■ **GOAL**
Count every line that includes the string "this" in the entries that follow. Nothing besides the number is needed.

[Charts and diagrams as code]
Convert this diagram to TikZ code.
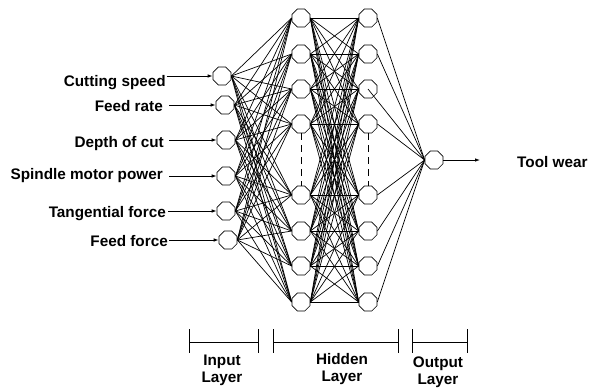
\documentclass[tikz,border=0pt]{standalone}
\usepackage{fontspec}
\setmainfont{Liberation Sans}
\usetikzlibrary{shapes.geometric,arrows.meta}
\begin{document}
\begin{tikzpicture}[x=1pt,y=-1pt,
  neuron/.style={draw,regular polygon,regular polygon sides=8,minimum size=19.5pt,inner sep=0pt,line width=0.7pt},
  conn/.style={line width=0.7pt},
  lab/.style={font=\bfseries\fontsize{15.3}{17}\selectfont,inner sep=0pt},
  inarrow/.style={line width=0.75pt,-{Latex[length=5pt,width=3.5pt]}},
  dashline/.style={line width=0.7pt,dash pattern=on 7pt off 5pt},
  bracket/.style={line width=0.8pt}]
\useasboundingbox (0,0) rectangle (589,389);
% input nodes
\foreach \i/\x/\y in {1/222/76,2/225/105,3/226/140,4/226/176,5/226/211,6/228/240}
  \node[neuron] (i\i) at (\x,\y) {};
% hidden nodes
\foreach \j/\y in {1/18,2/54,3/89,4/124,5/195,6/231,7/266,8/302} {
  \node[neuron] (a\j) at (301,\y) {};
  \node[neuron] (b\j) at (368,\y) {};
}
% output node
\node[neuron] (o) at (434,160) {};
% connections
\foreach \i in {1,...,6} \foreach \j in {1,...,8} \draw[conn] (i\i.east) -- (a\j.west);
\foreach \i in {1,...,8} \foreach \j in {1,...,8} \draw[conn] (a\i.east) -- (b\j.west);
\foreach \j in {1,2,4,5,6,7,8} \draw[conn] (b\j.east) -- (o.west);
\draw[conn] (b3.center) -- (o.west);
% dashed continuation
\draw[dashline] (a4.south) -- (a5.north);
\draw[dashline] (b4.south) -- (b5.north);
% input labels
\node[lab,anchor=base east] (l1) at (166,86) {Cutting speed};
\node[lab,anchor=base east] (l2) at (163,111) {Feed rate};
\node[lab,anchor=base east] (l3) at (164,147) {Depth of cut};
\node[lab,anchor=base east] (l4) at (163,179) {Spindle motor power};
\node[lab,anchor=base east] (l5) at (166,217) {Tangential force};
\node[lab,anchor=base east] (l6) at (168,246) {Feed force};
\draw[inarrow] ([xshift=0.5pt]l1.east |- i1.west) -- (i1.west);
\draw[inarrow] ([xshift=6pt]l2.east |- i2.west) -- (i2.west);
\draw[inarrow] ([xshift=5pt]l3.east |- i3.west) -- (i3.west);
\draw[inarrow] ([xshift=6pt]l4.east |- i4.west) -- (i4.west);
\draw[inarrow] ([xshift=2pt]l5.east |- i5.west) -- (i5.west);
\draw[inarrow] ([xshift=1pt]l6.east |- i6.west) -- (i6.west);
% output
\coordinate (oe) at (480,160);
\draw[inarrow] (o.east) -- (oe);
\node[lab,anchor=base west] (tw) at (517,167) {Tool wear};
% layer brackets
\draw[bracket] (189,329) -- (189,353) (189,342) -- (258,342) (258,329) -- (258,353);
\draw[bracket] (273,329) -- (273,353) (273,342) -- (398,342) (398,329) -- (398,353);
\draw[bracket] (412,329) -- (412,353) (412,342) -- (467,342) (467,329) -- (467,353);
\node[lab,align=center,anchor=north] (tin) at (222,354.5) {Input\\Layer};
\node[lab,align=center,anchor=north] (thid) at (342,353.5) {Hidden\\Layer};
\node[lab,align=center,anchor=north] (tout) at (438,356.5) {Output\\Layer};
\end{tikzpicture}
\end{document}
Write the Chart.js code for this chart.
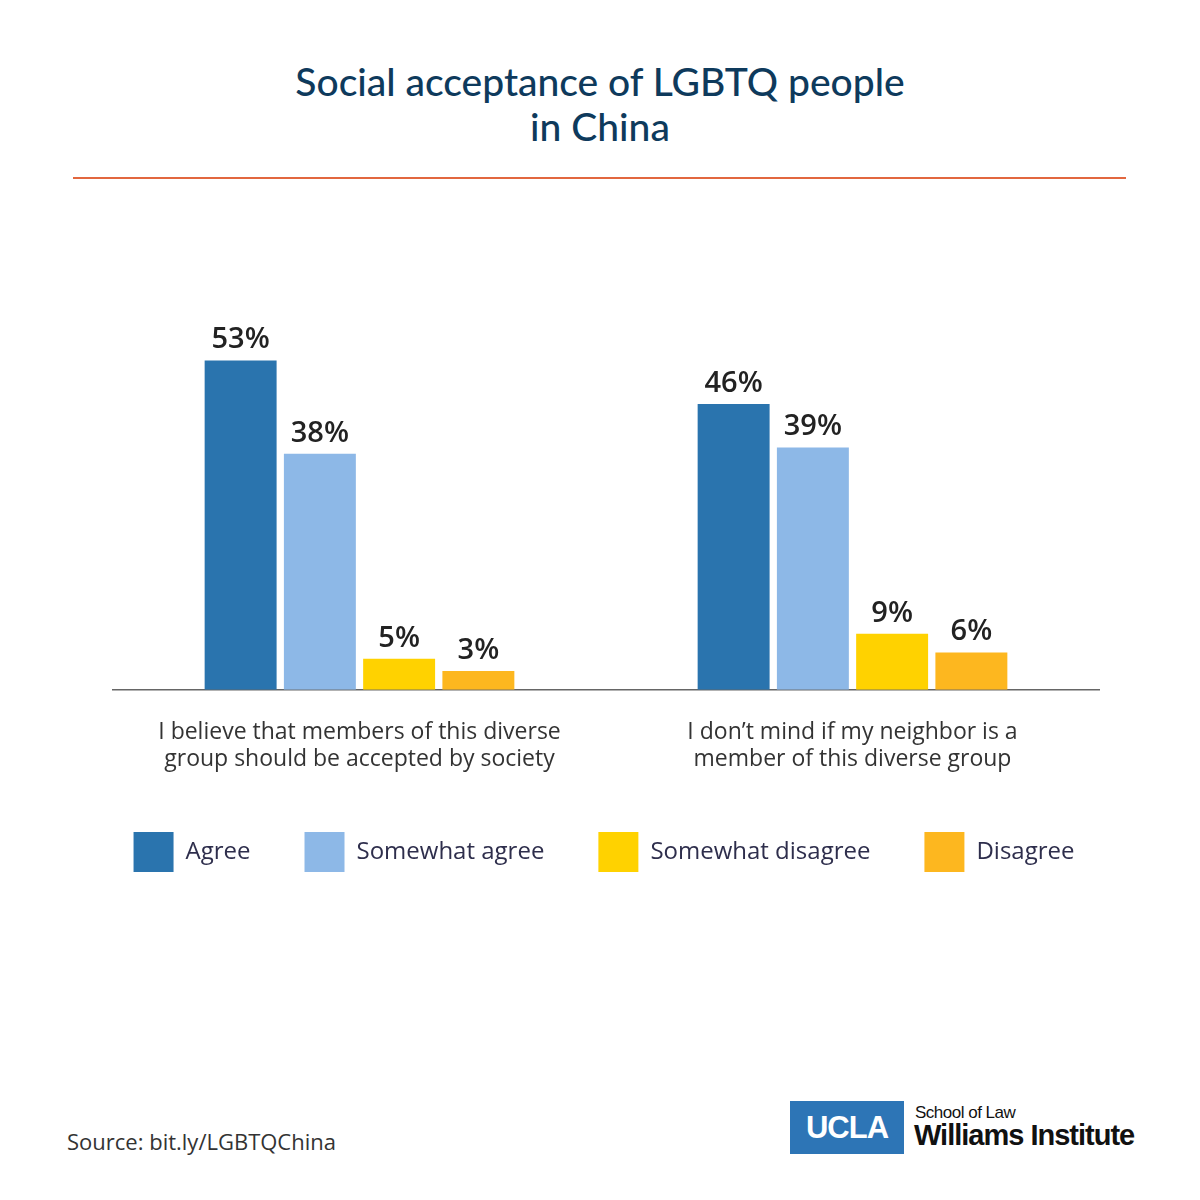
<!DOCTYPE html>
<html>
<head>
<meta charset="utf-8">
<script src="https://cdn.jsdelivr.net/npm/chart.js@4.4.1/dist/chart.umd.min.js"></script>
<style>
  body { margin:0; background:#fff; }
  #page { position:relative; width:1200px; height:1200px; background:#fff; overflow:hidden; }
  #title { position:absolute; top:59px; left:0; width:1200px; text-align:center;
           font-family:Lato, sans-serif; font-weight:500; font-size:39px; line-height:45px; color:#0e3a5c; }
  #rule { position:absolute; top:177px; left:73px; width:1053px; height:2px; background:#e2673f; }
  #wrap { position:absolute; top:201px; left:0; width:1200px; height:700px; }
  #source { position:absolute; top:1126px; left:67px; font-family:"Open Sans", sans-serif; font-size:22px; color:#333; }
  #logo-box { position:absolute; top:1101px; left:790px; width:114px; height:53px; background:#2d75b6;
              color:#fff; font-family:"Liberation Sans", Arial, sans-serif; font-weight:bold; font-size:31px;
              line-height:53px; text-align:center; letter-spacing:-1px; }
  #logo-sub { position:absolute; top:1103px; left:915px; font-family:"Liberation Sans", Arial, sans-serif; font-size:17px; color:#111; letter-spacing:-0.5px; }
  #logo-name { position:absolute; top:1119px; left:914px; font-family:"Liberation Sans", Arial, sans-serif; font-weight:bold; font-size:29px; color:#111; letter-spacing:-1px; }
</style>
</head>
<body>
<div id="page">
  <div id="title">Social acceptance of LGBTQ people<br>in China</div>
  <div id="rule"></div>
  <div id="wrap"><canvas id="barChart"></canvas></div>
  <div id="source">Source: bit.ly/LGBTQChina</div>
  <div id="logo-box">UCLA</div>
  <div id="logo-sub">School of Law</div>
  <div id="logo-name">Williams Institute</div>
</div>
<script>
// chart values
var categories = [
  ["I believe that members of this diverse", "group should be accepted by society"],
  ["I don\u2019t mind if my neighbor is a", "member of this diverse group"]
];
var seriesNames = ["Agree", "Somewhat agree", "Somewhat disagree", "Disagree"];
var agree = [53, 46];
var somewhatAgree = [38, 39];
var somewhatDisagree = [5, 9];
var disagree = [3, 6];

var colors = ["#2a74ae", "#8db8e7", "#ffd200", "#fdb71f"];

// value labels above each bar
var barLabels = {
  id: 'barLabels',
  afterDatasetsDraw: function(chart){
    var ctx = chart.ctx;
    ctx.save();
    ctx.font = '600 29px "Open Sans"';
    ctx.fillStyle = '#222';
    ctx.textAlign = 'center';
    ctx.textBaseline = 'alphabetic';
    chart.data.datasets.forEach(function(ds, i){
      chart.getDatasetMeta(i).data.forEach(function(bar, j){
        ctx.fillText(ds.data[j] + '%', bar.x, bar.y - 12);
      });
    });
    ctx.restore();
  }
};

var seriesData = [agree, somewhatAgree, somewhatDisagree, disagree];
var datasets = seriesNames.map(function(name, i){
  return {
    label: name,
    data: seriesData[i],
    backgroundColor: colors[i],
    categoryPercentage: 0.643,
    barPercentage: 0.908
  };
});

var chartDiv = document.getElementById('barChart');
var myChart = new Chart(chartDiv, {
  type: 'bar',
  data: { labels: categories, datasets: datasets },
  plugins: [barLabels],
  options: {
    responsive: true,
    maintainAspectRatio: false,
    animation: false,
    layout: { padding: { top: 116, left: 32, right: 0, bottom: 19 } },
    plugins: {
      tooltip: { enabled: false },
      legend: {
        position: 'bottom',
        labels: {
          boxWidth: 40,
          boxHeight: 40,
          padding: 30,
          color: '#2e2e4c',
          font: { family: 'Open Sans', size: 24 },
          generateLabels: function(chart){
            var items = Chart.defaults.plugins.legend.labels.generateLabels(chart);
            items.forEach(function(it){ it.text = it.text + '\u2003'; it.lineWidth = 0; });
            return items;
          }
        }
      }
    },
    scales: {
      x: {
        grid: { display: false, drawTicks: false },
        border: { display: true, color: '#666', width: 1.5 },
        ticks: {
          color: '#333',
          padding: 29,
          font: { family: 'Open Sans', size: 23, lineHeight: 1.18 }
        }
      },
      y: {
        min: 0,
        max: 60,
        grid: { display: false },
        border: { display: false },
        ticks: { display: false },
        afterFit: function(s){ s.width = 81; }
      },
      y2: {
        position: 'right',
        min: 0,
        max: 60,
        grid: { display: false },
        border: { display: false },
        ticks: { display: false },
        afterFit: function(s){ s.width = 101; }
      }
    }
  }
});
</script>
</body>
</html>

■ **REPLY**
4